Scheduling the Closing
There are two ways of closing the sale of your business. It can be done through an escrow account or through your attorney’s office.
If you close the sale in an escrow office:
- Follow the instructions provided in the escrow account.
- Obligations and contingencies will be provided by the escrow officer. It will be listed in the letter of intent to purchase.
- You and your buyer will now have to sign the closing documents.
- The transfer of funds and the record of the sale will be done by the escrow agreement agent.
If you close the sale in your lawyer’s office:
- Your lawyer, as well as the lawyer of the buyer, will prepare the deed of sale and the purchase agreement.
- Address any outstanding obligations or contingencies. This will be reflected in the sample agreement.
- Everyone involved with the sale—you, the buyer, and the lawyers—will meet to sign the documents and officially transfer the funds.
Review the Purchase and Sale Agreement
A purchase and sale business agreement form will be provided to you by either your broker or your lawyer. You can review it alongside the buyer to see if you would want to have any revisions to your agreement. Have your lawyer make the final review and have the proper descriptions of the obligations.
Finalize the Sale
- Ensure that everyone involved with the sale should be present. This involves lawyers (your lawyer and your buyer’s lawyer), shareholders, you, and the buyer.
- Agree to any adjustments post-closing such as prices, prorated expenses, closing valuation, inventory, and accounts receivable. Finalize all of these at least 15 days before the date of closing.
- Review and sign the agreement.
- Review and sign the documents for the loan.
- Review and sign transfer forms and documents for funds, patents, copyrights, etc.
- Review and sign the legal bill of sale.
- Review and agree on what is reflected on the settlement sheet.
- Review and agree to the transfer of documents regarding taxes.
- Receive the payment and issue a payment receipt.
After all that you went through, you are now done with the deal! However, there are more things that need your involvement to formally transfer your business to its new owner.
By following the checklist that we have provided, you will be able to easily ease the transfer of ownership to the new owner. Letting go of your business might not have been the easiest decision you have made but you know that it was for the best whatever reasons you might have for doing so. If selling your business for retirement reasons is still far off, that is okay. At least you are now prepared with a free checklist when the time to do so starts to come.

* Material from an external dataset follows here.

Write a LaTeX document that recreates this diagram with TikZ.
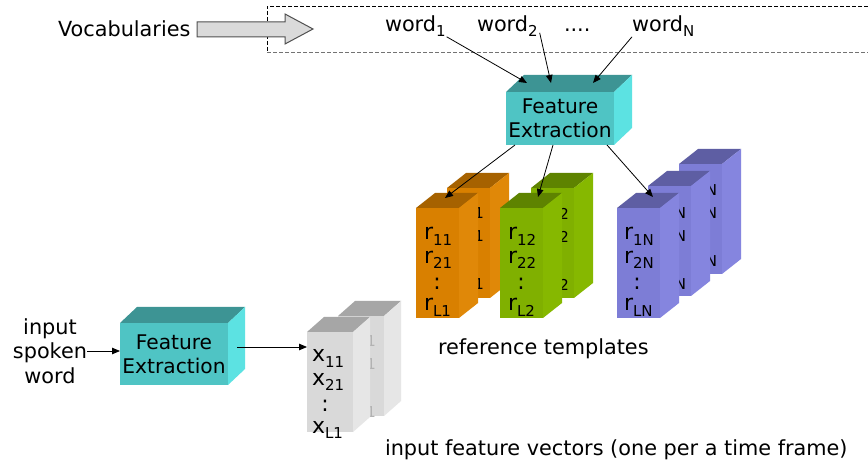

Before we end, we would like to leave you with a few DOs that will be helpful with the sale of your business:
- Keep all your records up to date.
- Make sure that you are always open for communication.
- Provide all the necessary information in advance.
- Keep your business in tip-top shape. Negligence of your day-to-day operations should never be an option.
We hope you find this article helpful and we wish you all the best!